Religião como espectáculo.

William Basinski na Igreja St. George: a Pietà em neón

Fotografia: Pedro Roque
Publicado a: 01/12/2023

Acontecimento. William Basinski. Dois concertos na mesma noite. Pasme-se. Passado sábado, 25 de Novembro, na Igreja St. George, Lisboa, com curadoria da Galeria Zé dos Bois. Raríssimo por estas paragens. Acontecimento na sua dupla significância — transcendência e espectáculo. No músico nova-iorquino, coexistem. Nunca de forma equilibrada.

Entra no altar. Ligeiro gesto corporal. Uma rock star. Estatuto integralmente assumido pelo próprio. Elogio à beleza do lugar. Aparição e os crentes. Planos propositadamente distintos. Os crentes imergem na devoção. A um concerto de Basinski vai-se como a missa no Domingo. A interface social não é de somenos. Antes, pouco tempo depois e, principalmente, durante — as stories do Instagram e os posts convenientemente legendados.
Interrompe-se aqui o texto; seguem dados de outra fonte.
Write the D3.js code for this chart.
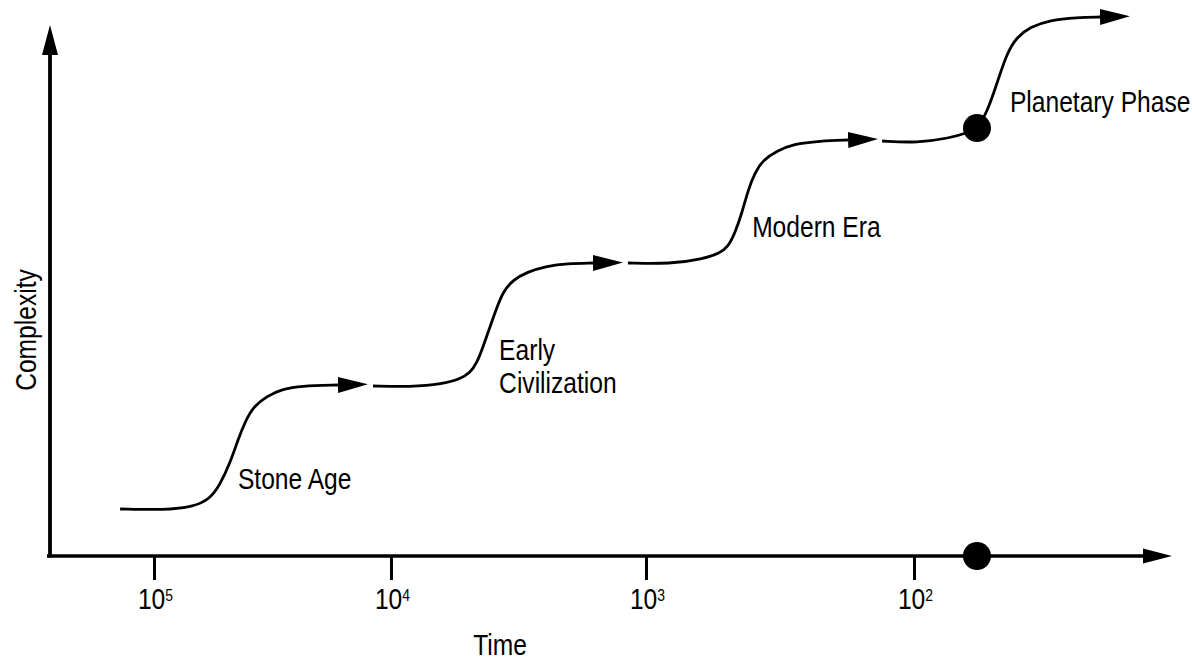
<!DOCTYPE html>
<html>
<head>
<meta charset="utf-8">
<script src="https://cdn.jsdelivr.net/npm/d3@7"></script>
<style>
  html, body { margin: 0; padding: 0; background: #fff; }
  svg { display: block; }
  text { font-family: "Liberation Sans Narrow", "Liberation Sans", Arial, sans-serif; fill: #000; }
</style>
</head>
<body>
<svg id="chart" width="1192" height="661"></svg>
<script>
// ---- data (x = log10 of years before present, y = complexity units) ----
const tickExponents = [5, 4, 3, 2];
const tickLabels = ["5", "4", "3", "2"];

const stoneAgeX = [5.143, 4.954, 4.835, 4.764, 4.722, 4.679, 4.646, 4.616, 4.582, 4.523, 4.456, 4.384, 4.224];
const stoneAgeY = [8.87, 8.68, 9.25, 10.75, 13.40, 17.55, 21.89, 25.28, 28.11, 30.19, 31.51, 32.08, 32.26];

const earlyCivX = [4.076, 3.925, 3.796, 3.729, 3.690, 3.663, 3.639, 3.612, 3.584, 3.561, 3.522, 3.467, 3.388, 3.310, 3.208];
const earlyCivY = [32.08, 31.89, 32.45, 33.40, 34.53, 36.42, 39.43, 43.21, 46.98, 49.81, 52.08, 53.58, 54.72, 55.19, 55.28];

const modernX = [3.071, 2.910, 2.787, 2.724, 2.694, 2.668, 2.642, 2.619, 2.593, 2.563, 2.511, 2.451, 2.351, 2.246];
const modernY = [55.28, 55.09, 56.04, 57.17, 58.30, 60.94, 64.72, 69.06, 72.45, 74.72, 76.42, 77.74, 78.30, 78.49];

const planetaryX = [2.119, 1.989, 1.866, 1.802, 1.765, 1.728, 1.690, 1.653, 1.616, 1.567, 1.493, 1.392, 1.306];
const planetaryY = [78.30, 77.92, 78.87, 79.81, 80.75, 83.58, 89.25, 94.91, 97.92, 99.81, 101.13, 101.60, 101.70];

const dotX = [1.765, 1.765];
const dotY = [80.75, 0];

const labelLines = ["Stone Age", "Early", "Civilization", "Modern Era", "Planetary Phase"];
const labelX = [4.646, 3.576, 3.576, 2.604, 1.642];
const labelY = [12.64, 36.98, 30.75, 60.19, 83.77];

const xTitle = "Time";
const yTitle = "Complexity";

// ---- scales ----
const x = d3.scaleLinear().domain([5, 4, 3, 2]).range([154, 391, 646, 914]);
const y = d3.scaleLinear().domain([0, 100]).range([556, 26]);

const narrow = 0.82; // emulate the condensed face of the original

const svg = d3.select("#chart");

const defs = svg.append("defs");
defs.append("marker")
  .attr("id", "arrow")
  .attr("markerUnits", "userSpaceOnUse")
  .attr("markerWidth", 32).attr("markerHeight", 18)
  .attr("refX", 0).attr("refY", 8)
  .attr("orient", "auto")
  .append("path").attr("d", "M0,0 L30,8 L0,16 Z").attr("fill", "#000");
defs.append("marker")
  .attr("id", "axisArrow")
  .attr("markerUnits", "userSpaceOnUse")
  .attr("markerWidth", 32).attr("markerHeight", 18)
  .attr("refX", 0).attr("refY", 8)
  .attr("orient", "auto")
  .append("path").attr("d", "M0,0.5 L29,8 L0,15.5 Z").attr("fill", "#000");

// ---- axes ----
const xAxis = d3.axisBottom(x)
  .tickValues(tickExponents)
  .tickSize(24)
  .tickSizeOuter(0)
  .tickFormat(() => "");
const gx = svg.append("g").attr("transform", `translate(0,${y(0)})`).call(xAxis);
gx.select(".domain").remove();
gx.selectAll(".tick line").attr("stroke", "#000").attr("stroke-width", 3);
gx.selectAll(".tick text").remove();
gx.selectAll(".tick").each(function(d, i) {
  const t = d3.select(this).append("text")
    .attr("transform", `translate(1,53) scale(${narrow},1)`)
    .attr("text-anchor", "middle")
    .style("font-size", "30px");
  t.append("tspan").text("10");
  t.append("tspan").text(tickLabels[i]).style("font-size", "17px").attr("dy", -8);
});

svg.append("line")
  .attr("x1", 47).attr("x2", 1143)
  .attr("y1", y(0)).attr("y2", y(0))
  .attr("stroke", "#000").attr("stroke-width", 3.6)
  .attr("marker-end", "url(#axisArrow)");

svg.append("line")
  .attr("x1", 50).attr("x2", 50)
  .attr("y1", y(0) + 1.5).attr("y2", 55)
  .attr("stroke", "#000").attr("stroke-width", 3.8)
  .attr("marker-end", "url(#arrow)");

// ---- curves ----
const line = d3.line()
  .x(d => x(d[0]))
  .y(d => y(d[1]))
  .curve(d3.curveBasis);

const segments = [
  [stoneAgeX, stoneAgeY],
  [earlyCivX, earlyCivY],
  [modernX, modernY],
  [planetaryX, planetaryY]
];
segments.forEach(([xs, ys]) => {
  svg.append("path")
    .datum(xs.map((v, i) => [v, ys[i]]))
    .attr("d", line)
    .attr("fill", "none")
    .attr("stroke", "#000")
    .attr("stroke-width", 2.8)
    .attr("marker-end", "url(#arrow)");
});

// ---- dots ----
svg.selectAll("circle.dot")
  .data(dotX.map((v, i) => [v, dotY[i]]))
  .join("circle")
  .attr("class", "dot")
  .attr("cx", d => x(d[0]))
  .attr("cy", d => y(d[1]))
  .attr("r", 14)
  .attr("fill", "#000");

// ---- labels ----
svg.selectAll("text.lab")
  .data(labelLines)
  .join("text")
  .attr("class", "lab")
  .attr("transform", (d, i) => `translate(${x(labelX[i])},${y(labelY[i])}) scale(${narrow},1)`)
  .style("font-size", "30px")
  .text(d => d);

svg.append("text")
  .attr("transform", `translate(500,655) scale(${narrow},1)`)
  .attr("text-anchor", "middle")
  .style("font-size", "30px")
  .text(xTitle);

svg.append("text")
  .attr("transform", `translate(36,330) rotate(-90) scale(${narrow},1)`)
  .attr("text-anchor", "middle")
  .style("font-size", "30px")
  .text(yTitle);
</script>
</body>
</html>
Cultivar gosto e alguma erudição não se faz sem exibição. Tempos [pós-]modernos. 

E as luzes! A eterna conjugação entre o som e a imagem. O sublinhado em linha dupla de uma sacralização do espaço. A aparição em tons de néon. As tonalidades da Senhora da Agonia. Basinski, imutável. Distante. Inacessível. E o altar. Distâncias intransponíveis. A realidade é e será sempre aquilo que queremos ver.
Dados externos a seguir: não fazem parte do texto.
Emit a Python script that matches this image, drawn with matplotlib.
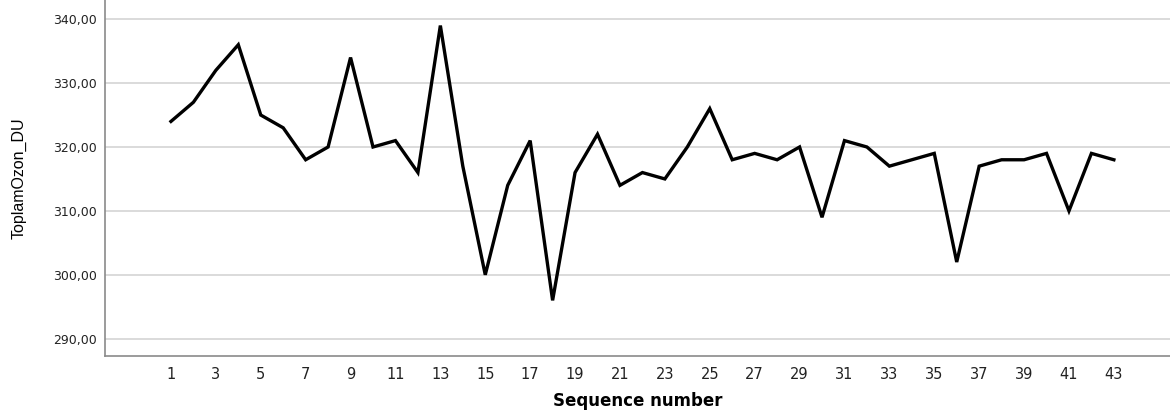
import matplotlib

matplotlib.use("Agg")
import matplotlib.pyplot as plt
from matplotlib.ticker import FuncFormatter

# Sequence numbers and total ozone (DU)
sequence = list(range(1, 44))
ozone_du = [
    324, 327, 332, 336, 325, 323, 318, 320, 334, 320,
    321, 316, 339, 317, 300, 314, 321, 296, 316, 322,
    314, 316, 315, 320, 326, 318, 319, 318, 320, 309,
    321, 320, 317, 318, 319, 302, 317, 318, 318, 319,
    310, 319, 318,
]
x_ticks = list(range(1, 44, 2))
y_ticks = [290, 300, 310, 320, 330, 340]

plt.rcParams["font.family"] = ["DejaVu Sans"]

fig = plt.figure(figsize=(11.7, 4.12), dpi=100)
ax = fig.add_axes([0.0897, 0.136, 0.9103, 0.864])

ax.plot(sequence, ozone_du, color="black", linewidth=2.4, solid_joinstyle="miter")

ax.set_xlim(-1.94, 45.5)
ax.set_ylim(287.3, 343.0)
ax.set_xticks(x_ticks)
ax.set_yticks(y_ticks)
ax.yaxis.set_major_formatter(FuncFormatter(lambda v, _: f"{v:.2f}".replace(".", ",")))

ax.grid(axis="y", color="#d4d4d4", linewidth=1.2)
ax.set_axisbelow(True)
for side in ("top", "right"):
    ax.spines[side].set_visible(False)
for side in ("left", "bottom"):
    ax.spines[side].set_color("#8a8a8a")
    ax.spines[side].set_linewidth(1.2)

ax.tick_params(axis="both", length=0, colors="#222222")
ax.tick_params(axis="x", labelsize=10.5, pad=8)
ax.tick_params(axis="y", labelsize=9, pad=6)

ax.set_xlabel("Sequence number", fontsize=12, fontweight="bold", labelpad=7)
ax.set_ylabel("ToplamOzon_DU", fontsize=11.5, family=["Liberation Sans"], labelpad=19)

fig.savefig("out.png", dpi=100)
plt.close(fig)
Uns devotos aos tons negros, ao arrastado do som, momento curto já próximo do final. Os introspetivos. Existencialistas e metafísicos. Religião. E espectáculo. Ou, simplesmente, religião como espectáculo. Basinski sabe-o. Domina os seus códigos. E nós, crentes. Deixamo-nos seduzir. Guiados. 
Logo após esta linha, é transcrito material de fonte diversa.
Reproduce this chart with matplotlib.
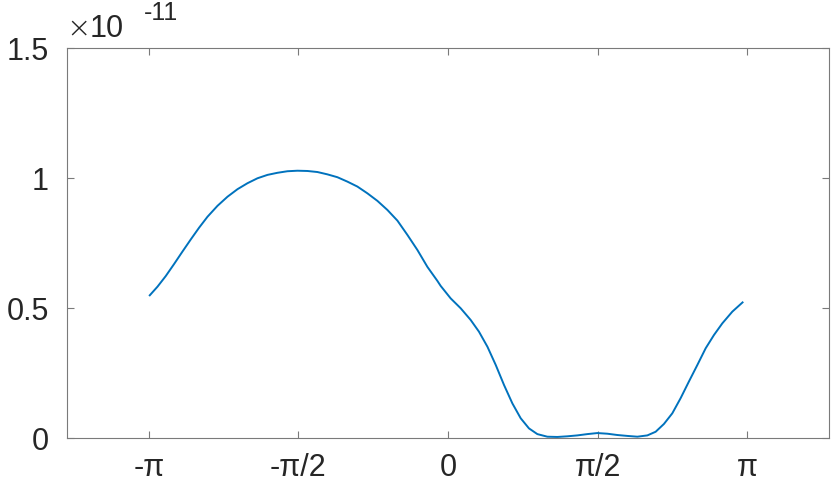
import matplotlib
matplotlib.use('Agg')
import matplotlib.pyplot as plt
import numpy as np

# curve, y in units of 1e-11
x_vals = [-3.138, -3.050, -2.963, -2.876, -2.788, -2.700, -2.613, -2.525, -2.420, -2.315,
          -2.210, -2.105, -2.000, -1.895, -1.791, -1.686, -1.581, -1.476, -1.371, -1.266,
          -1.161, -1.056, -0.951, -0.846, -0.741, -0.636, -0.531, -0.426, -0.321, -0.216,
          -0.111, -0.077, 0.028, 0.133, 0.238, 0.325, 0.414, 0.501, 0.588, 0.676,
          0.763, 0.850, 0.938, 1.043, 1.148, 1.253, 1.358, 1.463, 1.568, 1.673,
          1.778, 1.883, 1.988, 2.093, 2.180, 2.267, 2.355, 2.442, 2.529, 2.618,
          2.705, 2.792, 2.880, 2.985, 3.100]
y_vals = [0.546, 0.582, 0.623, 0.669, 0.717, 0.764, 0.809, 0.851, 0.893, 0.928,
          0.957, 0.980, 0.999, 1.012, 1.020, 1.026, 1.028, 1.027, 1.023, 1.014,
          1.003, 0.986, 0.967, 0.941, 0.912, 0.877, 0.836, 0.781, 0.723, 0.658,
          0.604, 0.585, 0.537, 0.499, 0.454, 0.409, 0.351, 0.281, 0.204, 0.133,
          0.076, 0.037, 0.015, 0.005, 0.004, 0.0065, 0.010, 0.015, 0.019, 0.0165,
          0.0115, 0.008, 0.005, 0.010, 0.024, 0.054, 0.095, 0.153, 0.217, 0.281,
          0.345, 0.396, 0.441, 0.486, 0.524]
scale = 1e-11

xticks = [-np.pi, -np.pi/2, 0, np.pi/2, np.pi]
xtick_labels = ['-π', '-π/2', '0', 'π/2', 'π']
yticks = [0, 0.5, 1, 1.5]
ytick_labels = ['0', '0.5', '1', '1.5']

plt.rcParams['font.family'] = ['Liberation Sans', 'DejaVu Sans']
txt = '#262626'
axc = '#7a7a7a'

fig = plt.figure(figsize=[8.31, 4.86], dpi=100)
ax = fig.add_axes([67/831, 48/486, 762/831, 390/486])

ax.plot(x_vals, np.array(y_vals)*scale, '-', color='#0072BD', linewidth=1.4,
        solid_joinstyle='round', solid_capstyle='butt')

ax.set_xlim(-4, 4)
ax.set_ylim(0, 1.5*scale)
ax.set_xticks(xticks)
ax.set_xticklabels(xtick_labels)
ax.set_yticks([v*scale for v in yticks])
ax.set_yticklabels(ytick_labels)

for s in ax.spines.values():
    s.set_color(axc)
    s.set_linewidth(0.8)
ax.tick_params(direction='in', length=5, width=0.8, color=axc, labelcolor=txt,
               labelsize=22, top=True, right=True)
ax.tick_params(axis='y', pad=13)
ax.tick_params(axis='x', pad=11)

# exponent label like matlab
fig.text(66/831, 1-37/486, '×', fontsize=21, color=txt, ha='left', va='baseline',
         family='DejaVu Sans', fontweight='light')
fig.text(90/831, 1-37/486, '10', fontsize=22, color=txt, ha='left', va='baseline')
fig.text(144/831, 1-20/486, '-11', fontsize=18, color=txt, ha='left', va='baseline')

plt.savefig('out.png')
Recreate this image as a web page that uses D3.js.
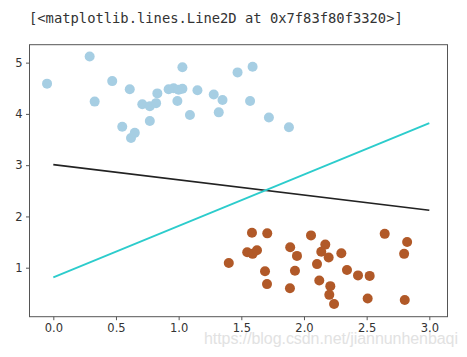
<!DOCTYPE html>
<html>
<head>
<meta charset="utf-8">
<script src="https://cdn.jsdelivr.net/npm/d3@7"></script>
<style>
html,body{margin:0;padding:0;background:#fff;}
svg{display:block;}
</style>
</head>
<body>
<svg id="chart" width="467" height="357"></svg>
<script>
// ---- data ----
const headerText = "[<matplotlib.lines.Line2D at 0x7f83f80f3320>]";
const watermark = "https://blog.csdn.net/jiannunhenbaqi";
const blueX = [-0.05,0.29,0.33,0.47,0.55,0.61,0.62,0.65,0.71,0.77,0.77,0.82,0.83,0.92,0.96,1.00,1.03,0.99,1.03,1.09,1.15,1.28,1.32,1.35,1.47,1.57,1.59,1.72,1.88];
const blueY = [4.59,5.12,4.24,4.64,3.75,4.48,3.53,3.63,4.19,4.15,3.86,4.21,4.40,4.48,4.50,4.47,4.49,4.25,4.91,3.98,4.46,4.38,4.03,4.27,4.81,4.25,4.92,3.93,3.74];
const orangeX = [1.40,1.585,1.707,1.547,1.59,1.625,1.689,1.705,1.89,1.944,1.928,1.888,2.056,2.104,2.122,2.17,2.138,2.197,2.298,2.343,2.431,2.524,2.21,2.202,2.24,2.508,2.644,2.823,2.799,2.804];
const orangeY = [1.09,1.68,1.67,1.30,1.27,1.34,0.93,0.68,1.40,1.23,0.94,0.60,1.63,1.07,0.75,1.45,1.31,1.20,1.28,0.955,0.85,0.84,0.64,0.47,0.29,0.40,1.66,1.50,1.27,0.37];
const lineX = [0, 3];
const blackLineY = [3.01, 2.12];
const cyanLineY = [0.81, 3.82];
const xTicks = [0, 0.5, 1.0, 1.5, 2.0, 2.5, 3.0];
const yTicks = [1, 2, 3, 4, 5];

// ---- layout ----
const svg = d3.select("#chart");
const pLeft = 29.5, pRight = 447.5, pTop = 44.7, pBottom = 316.7;
const x = d3.scaleLinear().domain([-0.19, 3.145]).range([pLeft, pRight]);
const y = d3.scaleLinear().domain([0.044, 5.35]).range([pBottom, pTop]);

svg.append("text")
  .attr("x", 29).attr("y", 23)
  .attr("font-family", "'DejaVu Sans Mono', monospace")
  .attr("font-size", 13.8)
  .attr("fill", "#333")
  .text(headerText);

const g = svg.append("g");

// points
g.selectAll("circle.b").data(blueX.map((v,i)=>[v, blueY[i]])).enter()
  .append("circle").attr("class","b")
  .attr("cx", d=>x(d[0])).attr("cy", d=>y(d[1])).attr("r", 5)
  .attr("fill", "#a6cee3");
g.selectAll("circle.o").data(orangeX.map((v,i)=>[v, orangeY[i]])).enter()
  .append("circle").attr("class","o")
  .attr("cx", d=>x(d[0])).attr("cy", d=>y(d[1])).attr("r", 5)
  .attr("fill", "#b15928");

const line = d3.line().x(d=>x(d[0])).y(d=>y(d[1]));
g.append("path").datum(lineX.map((v,i)=>[v, blackLineY[i]]))
  .attr("d", line).attr("fill","none").attr("stroke","#222").attr("stroke-width",1.6);
g.append("path").datum(lineX.map((v,i)=>[v, cyanLineY[i]]))
  .attr("d", line).attr("fill","none").attr("stroke","#2ccccc").attr("stroke-width",1.8);

// axes
const xAxis = d3.axisBottom(x).tickValues(xTicks).tickFormat(d3.format(".1f")).tickSizeOuter(0).tickSize(3.5).tickPadding(3.5);
const yAxis = d3.axisLeft(y).tickValues(yTicks).tickFormat(d3.format("d")).tickSizeOuter(0).tickSize(3.5).tickPadding(3.5);
const gx = svg.append("g").attr("transform", `translate(0,${pBottom})`).call(xAxis);
const gy = svg.append("g").attr("transform", `translate(${pLeft},0)`).call(yAxis);
[gx, gy].forEach(a => {
  a.select(".domain").remove();
  a.selectAll("line").attr("stroke", "#444").attr("stroke-width", 0.9);
  a.selectAll("text").attr("font-family", "'DejaVu Sans', sans-serif").attr("font-size", 11.5).attr("fill", "#333");
});

// spines
svg.append("rect").attr("x", pLeft).attr("y", pTop).attr("width", pRight-pLeft).attr("height", pBottom-pTop)
  .attr("fill","none").attr("stroke","#555").attr("stroke-width",1);

// watermark
svg.append("text")
  .attr("x", 204).attr("y", 344)
  .attr("font-family", "'Liberation Sans', Arial, sans-serif")
  .attr("font-size", 16)
  .attr("textLength", 254)
  .attr("fill", "#e2e2e2")
  .text(watermark);
</script>
</body>
</html>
A comparação é o mais infrutífero e falacioso dos exercícios. Sabendo–o deveria ser convite à prudência. Basinski nos Jardins Efémeros [2017] está no Olimpo. A sobriedade. A frugalidade. O ecumenismo dos gestos e o momento celebratório inesperado. Elementos de arquivo. Memória viva.

No passado sábado, a alienação. O espectáculo amortalhou circunspecção. Lembrar Debord — “O conceito de espetáculo refere-se a um modo de reprodução da sociedade baseado na reprodução de bens, cada vez mais numerosos e cada vez mais semelhantes na sua variedade. Uma pseudo-vida ilusória que a sociedade capitalista nos impõe.”